I used to work for Computer Sciences Corp. We sold among other things a mainframe package to manage large financial funds which we "gave away" for many hundreds of thousands of dollars per installation, we sold licenses for use for may thousands of dollars per seat and we sold customization and integration services to get the data to a desktop for may hundreds of thousands of dollars per contract, (and upgrade contracts for even more hundreds of thousands of dollars with attendant customization and integration, etc., etc.). If we hadn't collected the money I wouldn't have had a job, in fact we stopped collecting the money and funny thing I don't. If someone was using our software without our permission, our lawyers would have started with a polite note and then rapidly escalated their response. The majority of computing in the financial world is still accomplished on Mainframes and that software ain't free. (If in fact I were a mainframe Cobol programmer, I'd probably have a job for life maintaining that very package, but then I'd have to slit my wrists)

John Francis wrote:

Mishka mused:


it actually *is* on commercial basis. does red hat ring a bell, just to name one
(but not, by far, the only)?



I'm well aware of Red Hat, Debian, etc. But they're not selling the
software - they're selling support services. If they actually had to
pay for the software development (or even for the software engineering
effort to fix many of the problems) it would be a very different story.


but it's a very different (from, say, adobe) business model: free (or
cheap) software,
profit off support. i think, the majority of software development use this model
in some form (except for "shrink-wrapped" products you buy at compusa, but that
a negligible part of all software)



Just where did you pull that ridiculous statistic from?

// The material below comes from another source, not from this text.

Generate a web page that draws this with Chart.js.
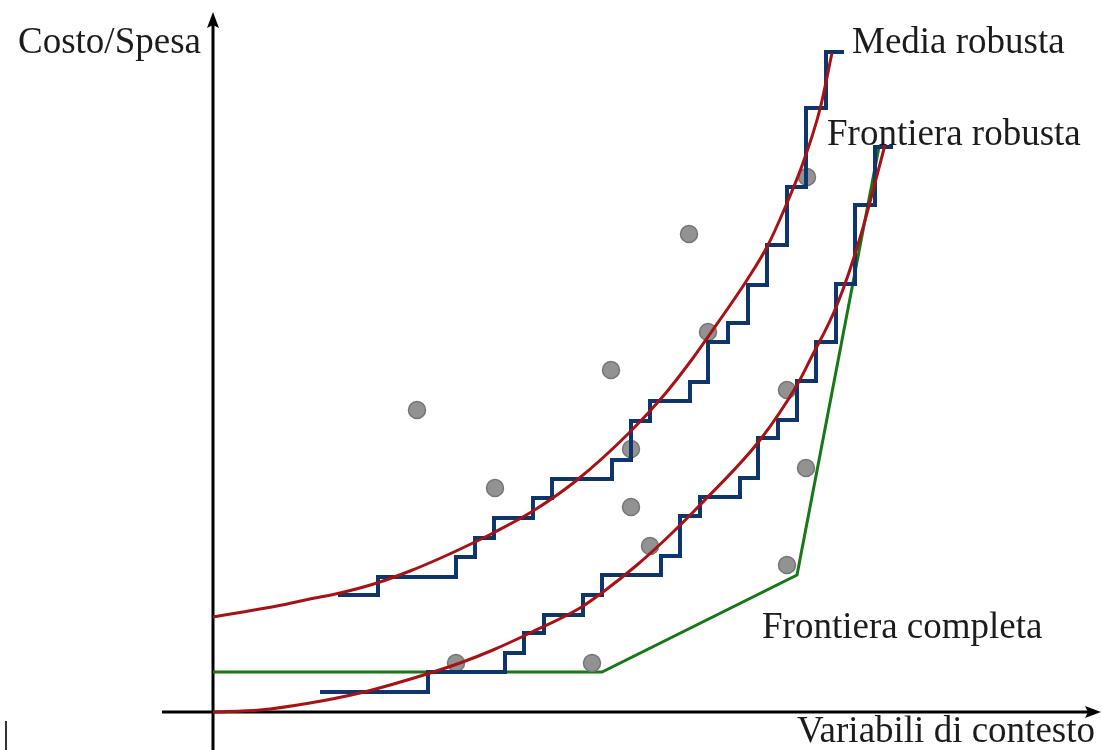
<!DOCTYPE html>
<html>
<head>
<meta charset="utf-8">
<script src="https://cdn.jsdelivr.net/npm/chart.js@4"></script>
<style>
  body { margin: 0; background: #fff; }
  #wrap { width: 1102px; height: 750px; }
</style>
</head>
<body>
<div id="wrap"><canvas id="myChart" width="1102" height="750"></canvas></div>
<script>
// valori (origine = incrocio degli assi)

// Media robusta (curva rossa alta)
const mediaX = [0, 30, 64, 97, 127, 164, 197, 230, 262, 280, 320, 364, 417, 452, 480, 497, 534, 555, 574, 590, 607, 619]
const mediaY = [95, 100, 106, 113, 119, 129, 141, 155, 170, 179, 201, 232, 280, 318, 354, 378, 432, 467, 509, 549, 603, 659]

// Media robusta a gradini (blu)
const mediaStepX = [125, 165, 243, 262, 281, 320, 339, 399, 418, 437, 477, 495, 515, 535, 554, 574, 593, 613, 631]
const mediaStepY = [117, 135, 155, 174, 194, 214, 233, 252, 291, 311, 330, 370, 389, 427, 467, 525, 604, 660, 660]

// Frontiera robusta (curva rossa bassa)
const frontX = [0, 47, 97, 147, 184, 214, 247, 280, 317, 367, 390, 424, 457, 487, 547, 584, 597, 624, 647, 672]
const frontY = [0, 2, 9, 19, 29, 38, 49, 62, 79, 104, 120, 147, 177, 207, 272, 327, 352, 407, 474, 567]

// Frontiera robusta a gradini (blu)
const frontStepX = [107, 215, 292, 311, 331, 370, 389, 448, 467, 487, 527, 545, 565, 584, 603, 623, 642, 662, 680]
const frontStepY = [20, 40, 59, 79, 97, 117, 137, 156, 196, 215, 234, 274, 292, 331, 370, 428, 507, 565, 565]

// Frontiera completa (verde)
const completaX = [0, 389, 584, 666]
const completaY = [40, 40, 137, 565]

// osservazioni
const obsX = [204, 282, 398, 476, 418, 418, 437, 495, 574, 593, 574, 594, 243, 379]
const obsY = [302, 224, 342, 478, 263, 205, 166, 380, 322, 244, 147, 535, 49, 49]

const pairs = (xs, ys) => xs.map((x, i) => ({ x: x, y: ys[i] }))

const red = 'rgb(168, 18, 20)'
const blue = 'rgb(14, 54, 108)'
const green = 'rgb(22, 120, 22)'

// assi con frecce e scritte
const axesPlugin = {
  id: 'axes',
  beforeDatasetsDraw(chart) {
    const { ctx, scales } = chart
    const ox = scales.x.getPixelForValue(0)
    const oy = scales.y.getPixelForValue(0)
    ctx.save()
    ctx.strokeStyle = '#000'
    ctx.fillStyle = '#000'
    ctx.lineWidth = 3
    ctx.beginPath()
    ctx.moveTo(162, oy)
    ctx.lineTo(1090, oy)
    ctx.moveTo(ox, 750)
    ctx.lineTo(ox, 24)
    ctx.stroke()
    // frecce
    ctx.beginPath()
    ctx.moveTo(ox, 12)
    ctx.lineTo(ox - 6, 28)
    ctx.lineTo(ox, 25)
    ctx.lineTo(ox + 6, 28)
    ctx.closePath()
    ctx.fill()
    ctx.beginPath()
    ctx.moveTo(1101, oy)
    ctx.lineTo(1085, oy - 6)
    ctx.lineTo(1088, oy)
    ctx.lineTo(1085, oy + 6)
    ctx.closePath()
    ctx.fill()
    // cursore in basso a sinistra
    ctx.strokeStyle = '#333'
    ctx.lineWidth = 2
    ctx.beginPath()
    ctx.moveTo(6, 721)
    ctx.lineTo(6, 750)
    ctx.stroke()
    ctx.restore()
  },
  afterDatasetsDraw(chart) {
    const { ctx } = chart
    ctx.save()
    ctx.fillStyle = '#1c1c1c'
    ctx.font = '37px "Liberation Serif"'
    ctx.textBaseline = 'alphabetic'
    ctx.fillText('Costo/Spesa', 18, 53)
    ctx.fillText('Media robusta', 852, 53)
    ctx.fillText('Frontiera robusta', 827, 145)
    ctx.fillText('Frontiera completa', 762, 638)
    ctx.fillText('Variabili di contesto', 797, 742)
    ctx.restore()
  }
}

const data = {
  datasets: [
    {
      label: 'Media robusta',
      data: pairs(mediaX, mediaY),
      showLine: true,
      borderColor: red,
      borderWidth: 3,
      pointRadius: 0,
      cubicInterpolationMode: 'monotone',
      order: 1
    },
    {
      label: 'Frontiera robusta',
      data: pairs(frontX, frontY),
      showLine: true,
      borderColor: red,
      borderWidth: 3,
      pointRadius: 0,
      cubicInterpolationMode: 'monotone',
      order: 1
    },
    {
      label: 'Media robusta (gradini)',
      data: pairs(mediaStepX, mediaStepY),
      showLine: true,
      stepped: 'before',
      borderColor: blue,
      borderWidth: 4,
      pointRadius: 0,
      order: 2
    },
    {
      label: 'Frontiera robusta (gradini)',
      data: pairs(frontStepX, frontStepY),
      showLine: true,
      stepped: 'before',
      borderColor: blue,
      borderWidth: 4,
      pointRadius: 0,
      order: 2
    },
    {
      label: 'Osservazioni',
      data: pairs(obsX, obsY),
      showLine: false,
      pointRadius: 8.5,
      pointBackgroundColor: 'rgb(146, 146, 146)',
      pointBorderColor: 'rgb(118, 118, 118)',
      pointBorderWidth: 1.5,
      order: 3
    },
    {
      label: 'Frontiera completa',
      data: pairs(completaX, completaY),
      showLine: true,
      borderColor: green,
      borderWidth: 3,
      pointRadius: 0,
      order: 4
    }
  ]
}

const config = {
  type: 'scatter',
  data: data,
  options: {
    responsive: false,
    animation: false,
    events: [],
    layout: { padding: 0, autoPadding: false },
    plugins: {
      legend: { display: false },
      tooltip: { enabled: false }
    },
    scales: {
      x: { type: 'linear', min: -213, max: 889, display: false },
      y: { type: 'linear', min: -38, max: 712, display: false }
    }
  },
  plugins: [axesPlugin]
}

const myChart = new Chart(document.getElementById('myChart'), config)
</script>
</body>
</html>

By far the majority of all software (on home PCs and on business systems)
is bought "shrink wrapped", either from CompUSA or from the manufacturer.
Windows, Solaris, OS/X, AIX, Irix, and all those application packages.
That includes systems running Linux - most of the business Linux sites
still run proprietary shrink-wrapped applications on those Linux boxes.

The open-source developer community might only have a negligible amount
of shrink-wrapped software on their average system, but that's only a
negligible part of the total software development world, which in turn
is only a negligible part of the entire computer software marketplace.






--
I can understand why mankind hasn't given up war. During a war you get to drive tanks through the sides of buildings and shoot foreigners - two things that are usually frowned on during peacetime.